When in-frame variations are evaluated further, it is reported in the literature that in-frame variations encoded by exons 64–70, 2–10, and 32–35 are associated with a DMD phenotype, as in-frame variations bordering the aforementioned regions will not produce a functional dystrophin protein [42]. Contrarily, 94% (16/17) of the in frame DMD patients in our dataset had a variational hotspot between exons 45 and 60 (Table 2). Consequently, it is suggested that the in-frame variational hotspot (exon 45–60) found in our study may represent a novel population-specific in-frame hotspot that has to be further studied in regional patient pools and validated via dystrophin protein levels.

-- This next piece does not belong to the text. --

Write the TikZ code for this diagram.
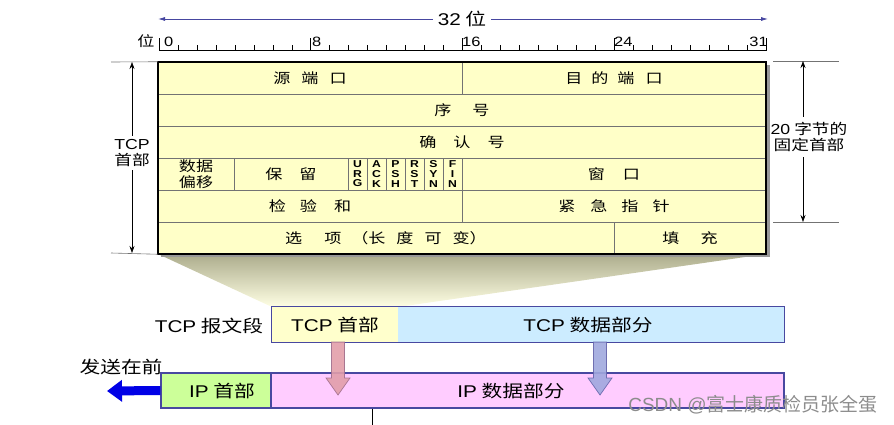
\documentclass[tikz,border=0pt]{standalone}
\usepackage{fontspec}
\setmainfont{Noto Sans CJK SC}[FakeStretch=1.22]
\newfontfamily\lat{Liberation Sans}[FakeStretch=1.22]
\newfontfamily\wmcjk{Noto Sans CJK SC}
\newfontfamily\wmlat{Liberation Sans}
\usetikzlibrary{arrows.meta,calc}
\definecolor{tabyel}{RGB}{255,255,200}
\definecolor{segborder}{RGB}{72,72,160}
\definecolor{tcpyel}{RGB}{255,255,204}
\definecolor{tcpblue}{RGB}{204,236,255}
\definecolor{ipgreen}{RGB}{204,255,153}
\definecolor{ippink}{RGB}{255,204,255}
\definecolor{topblue}{RGB}{70,70,160}
\definecolor{sendblue}{RGB}{0,0,230}
\definecolor{redfill}{RGB}{226,158,170}
\definecolor{redline}{RGB}{160,110,140}
\definecolor{bluefill}{RGB}{160,168,222}
\definecolor{blueline}{RGB}{100,100,170}
\begin{document}
\begin{tikzpicture}[x=1pt,y=-1pt,
  cell/.style={draw=black!55, line width=0.5pt, fill=tabyel, minimum height=32pt,
    inner sep=0pt, font=\fontsize{14}{16}\selectfont, align=center},
  flag/.style={cell, minimum width=19pt, font=\lat\fontsize{10}{9.6}\selectfont\bfseries},
  lbl/.style={inner sep=0pt, font=\fontsize{17}{20}\selectfont},
  numlbl/.style={inner sep=0pt, font=\lat\fontsize{13.5}{15}\selectfont},
  dimtxt/.style={inner sep=3pt, align=center, font=\fontsize{14.5}{16.5}\selectfont},
  seg/.style={draw=segborder, line width=1.1pt, minimum height=35pt, inner sep=0pt},
  dimtip/.style={-{Stealth[length=7pt,width=5pt]}, line width=0.6pt},
  fatdown/.style={line width=0.7pt, opacity=0.9}
]
\useasboundingbox (0,0) rectangle (894,425);

% ---- 32 bit arrow ----
\node[lbl] (w32) at (462,19) {{\lat 32} 位};
\coordinate (w32l) at (158,19);
\coordinate (w32r) at (768,19);
\draw[topblue, line width=0.8pt, -{Latex[length=7pt,width=4pt]}] ([xshift=-5pt]w32.west) -- (w32l);
\draw[topblue, line width=0.8pt, -{Latex[length=7pt,width=4pt]}] ([xshift=5pt]w32.east) -- (w32r);

% ---- ruler ----
\draw[line width=0.6pt] (159,50) -- (767,50);
\foreach \i in {0,...,32}{
  \pgfmathsetmacro{\xx}{159+18.97*\i}
  \pgfmathtruncatemacro{\md}{mod(\i,8)}
  \ifnum\md=0
    \draw[line width=0.6pt] (\xx,50) -- (\xx,38);
  \else
    \draw[line width=0.5pt] (\xx,50) -- (\xx,45);
  \fi
}
\node[inner sep=0pt, font=\fontsize{14}{15}\selectfont] (bitw) at (146,41) {位};
\node[numlbl, anchor=south west] (b0) at (164,47) {0};
\node[numlbl, anchor=south west] (b8) at (312,47) {8};
\node[numlbl, anchor=south west] (b16) at (462,47) {16};
\node[numlbl, anchor=south west] (b24) at (614,47) {24};
\node[numlbl, anchor=south east] (b31) at (768,47) {31};

% ---- funnel shading ----
\shade[top color={rgb,255:red,172;green,172;blue,140}, middle color={rgb,255:red,238;green,238;blue,196},
  bottom color={rgb,255:red,255;green,255;blue,228}]
  (158,254) -- (766,254) -- (398,307) -- (272,307) -- cycle;

% ---- table shadow ----
\fill[black!40] (161,65) rectangle (770,257);

% ---- table cells ----
\node[cell, minimum width=304pt] (src) at (310,78) {源\hspace{11pt}端\hspace{11pt}口};
\node[cell, minimum width=304pt] (dst) at (614,78) {目\hspace{9pt}的\hspace{9pt}端\hspace{11pt}口};
\node[cell, minimum width=608pt] (seq) at (462,110) {序\hspace{21pt}号};
\node[cell, minimum width=608pt] (ackn) at (462,142) {确\hspace{17pt}认\hspace{17pt}号};
\node[cell, minimum width=76pt, font=\fontsize{14}{15.5}\selectfont] (doff) at (196,174) {数据\\偏移};
\node[cell, minimum width=114pt] (rsv) at (291,174) {保\hspace{17pt}留};
\node[flag] (furg) at (357.5,174) {U\\R\\G};
\node[flag] (fack) at (376.5,174) {A\\C\\K};
\node[flag] (fpsh) at (395.5,174) {P\\S\\H};
\node[flag] (frst) at (414.5,174) {R\\S\\T};
\node[flag] (fsyn) at (433.5,174) {S\\Y\\N};
\node[flag] (ffin) at (452.5,174) {F\\I\\N};
\node[cell, minimum width=304pt] (win) at (614,174) {窗\hspace{18pt}口};
\node[cell, minimum width=304pt] (cks) at (310,206) {检\hspace{14pt}验\hspace{17pt}和};
\node[cell, minimum width=304pt] (uptr) at (614,206) {紧\hspace{15pt}急\hspace{14pt}指\hspace{14pt}针};
\node[cell, minimum width=456pt] (opt) at (386,238) {选\hspace{22pt}项\hspace{10pt}（长\hspace{11pt}度\hspace{11pt}可\hspace{11pt}变）};
\node[cell, minimum width=152pt] (pad) at (690,238) {填\hspace{21pt}充};
\draw[line width=1.6pt] (src.north west) rectangle (pad.south east);

% ---- left dimension ----
\coordinate (lt) at (132,62);
\coordinate (lb) at (132,253);
\draw[black!55, line width=0.6pt] (111,62) -- (src.north west);
\draw[black!55, line width=0.6pt] (111,253) -- (opt.south west);
\node[dimtxt] (tcphdr) at (132,153) {\lat TCP\\首部};
\draw[dimtip] (tcphdr.north) -- (lt);
\draw[dimtip] (tcphdr.south) -- (lb);

% ---- right dimension ----
\coordinate (rt) at (803,61);
\coordinate (rb) at (803,222);
\draw[black!55, line width=0.6pt] (773,61) -- (839,61);
\draw[black!55, line width=0.6pt] (773,222) -- (839,222);
\node[dimtxt, inner sep=5pt] (fixed) at (809,137) {{\lat 20} 字节的\\固定首部};
\draw[dimtip] (fixed.north -| rt) -- (rt);
\draw[dimtip] (fixed.south -| rb) -- (rb);

% ---- TCP segment ----
\node[lbl] (seglbl) at (209,326) {{\lat TCP} 报文段};
\node[seg, draw=none, fill=tcpyel, minimum width=126pt] (tcph) at (335,324.5) {};
\node[seg, draw=none, fill=tcpblue, minimum width=386pt] (tcpd) at (591,324.5) {};
\draw[segborder, line width=1.1pt] (tcph.north west) rectangle (tcpd.south east);
\node[lbl] (tcphl) at (335,325) {{\lat TCP} 首部};
\node[lbl] (tcpdl) at (588,325) {{\lat TCP} 数据部分};

% ---- IP datagram ----
\node[seg, fill=ipgreen, minimum width=110pt] (iph) at (216,390.5) {};
\node[seg, fill=ippink, minimum width=513pt] (ipd) at (527.5,390.5) {};
\node[lbl] (iphl) at (222,391) {{\lat IP} 首部};
\node[lbl] (ipdl) at (511,391) {{\lat IP} 数据部分};

% ---- send-first arrow ----
\node[lbl] (sendl) at (121,367) {发送在前};
\coordinate (sendtip) at (107,391);
\draw[sendblue, line width=9pt, -{Triangle[length=15pt,width=21pt]}] (iph.west) -- (sendtip);

% ---- fat down arrows ----
\coordinate (ra) at (338,342);
\coordinate (rtip) at (338,395);
\filldraw[fatdown, fill=redfill, draw=redline]
  ($(ra)+(-6.5,0)$) -- ($(ra)+(6.5,0)$) -- ($(rtip)+(6.5,-17)$) -- ($(rtip)+(12,-17)$) -- (rtip)
  -- ($(rtip)+(-12,-17)$) -- ($(rtip)+(-6.5,-17)$) -- cycle;
\coordinate (ba) at (600,342);
\coordinate (btip) at (600,395);
\filldraw[fatdown, fill=bluefill, draw=blueline]
  ($(ba)+(-6.5,0)$) -- ($(ba)+(6.5,0)$) -- ($(btip)+(6.5,-17)$) -- ($(btip)+(12,-17)$) -- (btip)
  -- ($(btip)+(-12,-17)$) -- ($(btip)+(-6.5,-17)$) -- cycle;

% ---- small line below ----
\coordinate (bl) at (372,425);
\draw[line width=0.6pt] (bl |- ipd.south) -- (bl);

% ---- watermark ----
\node[inner sep=0pt, text=black!45, font=\wmcjk\fontsize{19}{22}\selectfont] (wm) at (753,405) {{\wmlat CSDN @}富士康质检员张全蛋};
\end{tikzpicture}
\end{document}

In keeping with a previous study by Yan-Li Ma et al. 2022 [43] that revealed a predictive sensitivity of 86.8% for DMD, our cohort's predictive sensitivity for DMD based on the frame-shift theory was 85% (117/138) (Table 2). It is interesting to note that early gross motor development milestone delay is documented in the literature as a clinical feature of DMD but not BMD [44]. However, it is noteworthy that the gross motor development milestone delay, when taken alone has a limited ability to predict DMD, particularly in situations when the disease has in-frame variations [43].

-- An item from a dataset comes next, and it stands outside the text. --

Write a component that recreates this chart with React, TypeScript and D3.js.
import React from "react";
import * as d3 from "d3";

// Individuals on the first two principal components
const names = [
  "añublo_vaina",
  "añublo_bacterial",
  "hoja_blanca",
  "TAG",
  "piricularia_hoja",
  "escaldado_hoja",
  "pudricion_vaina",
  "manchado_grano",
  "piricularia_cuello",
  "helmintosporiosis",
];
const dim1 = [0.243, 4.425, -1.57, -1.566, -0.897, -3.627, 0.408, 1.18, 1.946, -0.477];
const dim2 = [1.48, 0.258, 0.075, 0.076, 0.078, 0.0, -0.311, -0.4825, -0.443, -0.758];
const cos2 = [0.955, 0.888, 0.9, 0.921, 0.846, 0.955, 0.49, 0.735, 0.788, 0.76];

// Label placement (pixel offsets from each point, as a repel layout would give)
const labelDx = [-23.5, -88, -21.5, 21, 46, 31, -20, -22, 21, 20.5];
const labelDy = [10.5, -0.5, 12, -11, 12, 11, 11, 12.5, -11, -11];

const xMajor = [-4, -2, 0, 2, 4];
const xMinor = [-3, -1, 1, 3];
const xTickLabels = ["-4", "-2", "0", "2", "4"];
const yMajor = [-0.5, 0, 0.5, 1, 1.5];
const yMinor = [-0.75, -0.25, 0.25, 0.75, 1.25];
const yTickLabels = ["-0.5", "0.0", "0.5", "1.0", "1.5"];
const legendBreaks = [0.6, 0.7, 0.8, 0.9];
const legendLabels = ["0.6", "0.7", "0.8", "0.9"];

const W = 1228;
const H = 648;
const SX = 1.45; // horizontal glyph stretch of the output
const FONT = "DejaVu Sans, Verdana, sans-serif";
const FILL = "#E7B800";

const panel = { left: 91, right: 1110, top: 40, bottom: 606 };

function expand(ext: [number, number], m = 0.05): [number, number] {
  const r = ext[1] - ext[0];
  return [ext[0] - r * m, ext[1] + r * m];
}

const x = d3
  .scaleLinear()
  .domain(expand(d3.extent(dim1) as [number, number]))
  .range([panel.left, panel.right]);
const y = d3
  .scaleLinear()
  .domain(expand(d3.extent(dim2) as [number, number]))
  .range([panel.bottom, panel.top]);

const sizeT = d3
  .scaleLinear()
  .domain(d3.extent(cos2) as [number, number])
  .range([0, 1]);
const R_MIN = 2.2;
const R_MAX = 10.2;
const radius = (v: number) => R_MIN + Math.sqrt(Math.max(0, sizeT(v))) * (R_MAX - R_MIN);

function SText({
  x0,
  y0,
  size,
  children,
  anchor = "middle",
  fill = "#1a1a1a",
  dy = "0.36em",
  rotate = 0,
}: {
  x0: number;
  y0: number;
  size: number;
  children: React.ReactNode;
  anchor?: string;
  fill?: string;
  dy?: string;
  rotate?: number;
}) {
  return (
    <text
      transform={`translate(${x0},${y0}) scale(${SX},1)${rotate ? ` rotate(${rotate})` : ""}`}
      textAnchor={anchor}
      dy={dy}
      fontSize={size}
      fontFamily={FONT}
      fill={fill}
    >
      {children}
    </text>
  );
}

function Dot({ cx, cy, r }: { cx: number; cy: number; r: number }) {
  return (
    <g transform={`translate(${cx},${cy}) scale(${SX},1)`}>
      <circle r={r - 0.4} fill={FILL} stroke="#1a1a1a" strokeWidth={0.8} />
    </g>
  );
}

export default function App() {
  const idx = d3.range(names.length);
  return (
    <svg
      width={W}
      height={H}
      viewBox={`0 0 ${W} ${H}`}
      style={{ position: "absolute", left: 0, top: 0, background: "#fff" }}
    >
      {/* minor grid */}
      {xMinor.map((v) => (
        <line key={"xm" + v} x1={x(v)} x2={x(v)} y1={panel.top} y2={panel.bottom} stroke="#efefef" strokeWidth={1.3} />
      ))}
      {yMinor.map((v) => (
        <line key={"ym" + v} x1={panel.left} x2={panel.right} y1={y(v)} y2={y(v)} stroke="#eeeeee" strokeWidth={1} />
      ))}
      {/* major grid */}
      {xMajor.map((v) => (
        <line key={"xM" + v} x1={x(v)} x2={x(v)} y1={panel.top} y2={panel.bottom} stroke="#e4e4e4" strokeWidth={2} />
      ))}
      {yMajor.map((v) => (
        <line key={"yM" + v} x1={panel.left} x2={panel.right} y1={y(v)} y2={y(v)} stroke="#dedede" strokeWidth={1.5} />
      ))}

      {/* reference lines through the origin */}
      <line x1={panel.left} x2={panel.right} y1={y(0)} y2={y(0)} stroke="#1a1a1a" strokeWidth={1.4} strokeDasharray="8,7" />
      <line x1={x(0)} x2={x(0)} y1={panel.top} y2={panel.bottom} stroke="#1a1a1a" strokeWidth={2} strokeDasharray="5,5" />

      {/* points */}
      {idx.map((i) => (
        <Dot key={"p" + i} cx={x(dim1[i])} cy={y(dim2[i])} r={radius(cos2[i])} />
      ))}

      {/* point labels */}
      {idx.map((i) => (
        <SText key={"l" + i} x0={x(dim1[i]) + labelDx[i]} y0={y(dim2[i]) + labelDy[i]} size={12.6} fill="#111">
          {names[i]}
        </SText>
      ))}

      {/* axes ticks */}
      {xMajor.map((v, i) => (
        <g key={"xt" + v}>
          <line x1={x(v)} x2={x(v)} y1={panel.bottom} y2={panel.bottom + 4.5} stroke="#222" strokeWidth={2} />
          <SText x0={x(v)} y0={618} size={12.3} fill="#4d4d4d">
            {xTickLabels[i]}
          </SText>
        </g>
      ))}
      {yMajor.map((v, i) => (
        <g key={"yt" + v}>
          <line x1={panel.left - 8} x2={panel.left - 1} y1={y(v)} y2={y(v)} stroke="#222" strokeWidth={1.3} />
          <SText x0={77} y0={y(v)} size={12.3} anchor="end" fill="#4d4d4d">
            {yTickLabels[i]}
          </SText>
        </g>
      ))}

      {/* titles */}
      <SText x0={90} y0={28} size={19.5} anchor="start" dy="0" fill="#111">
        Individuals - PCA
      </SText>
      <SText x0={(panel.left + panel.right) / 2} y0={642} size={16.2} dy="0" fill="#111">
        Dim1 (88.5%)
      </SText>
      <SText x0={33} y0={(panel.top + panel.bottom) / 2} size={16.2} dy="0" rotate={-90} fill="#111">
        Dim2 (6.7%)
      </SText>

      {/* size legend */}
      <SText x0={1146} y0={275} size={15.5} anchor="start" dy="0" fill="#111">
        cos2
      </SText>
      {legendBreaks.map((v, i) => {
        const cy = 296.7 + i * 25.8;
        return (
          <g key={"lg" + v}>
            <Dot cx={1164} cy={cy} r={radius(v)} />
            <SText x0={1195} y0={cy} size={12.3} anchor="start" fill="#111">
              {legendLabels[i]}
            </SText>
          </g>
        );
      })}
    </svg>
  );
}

Yan-Li Ma et al. 2022 [43] reported that, the reading-frame rule combined with the walking alone milestone significantly improved the early diagnosis rate of DMD, particularly the cases with in-frame variations, with a diagnostic coincidence rate increased to 93.49%, significantly higher than that predicted by reading-frame rule alone (P = 0.05). In this context, 15/17 (88%) of in-frame DMD cases in our study showed global development delay, of which, language delay accounting for 11/15 (73%) and motor development delay accounting for 13/15 (87%) of these cases, respectively (Table 2). It's interesting to note that none of the BMD patients in our dataset exhibit a generalized developmental delay (Table 1). Our findings thus provide more evidence in favor of the idea that the reading-frame rule should be combined with both language delay and motor development delay to increase the prediction sensitivity of DMD, particularly in situations when in-frame variations are present.

Conclusion

The largest and most well-established DMD mutation database in Sri Lanka demonstrates DMD gene deletions and duplications that are primarily concentrated in exons 45–55 and 2–20, respectively, which are consistent with the globally observed variation hotspots. Importantly, a unique, distinct mutation pattern of exon 45–60 was identified as a novel in-frame variation hotspot, which would contribute in personalized medicine to rational design of mutation-specific therapies. Furthermore, we have observed intriguing disparities in deletion and duplication frequencies when comparing our data to other Asian and Western populations.The utilization of mPCR as an initial molecular diagnostic method is considered highly feasible for countries with limited resources, owing to its 95% detection rate for deletions as identified in our study. Thereby, the authors propose an initial screening method using mPCR, then an assessment of cases that test negative for mPCR and have ambiguous mutation borders using MLPA. Our findings may have important implications in the early identification of DMD with limited resources in Sri Lanka and to develop tailored molecular diagnostic algorithms that are regional and population-specific and easily implemented in resource limited settings.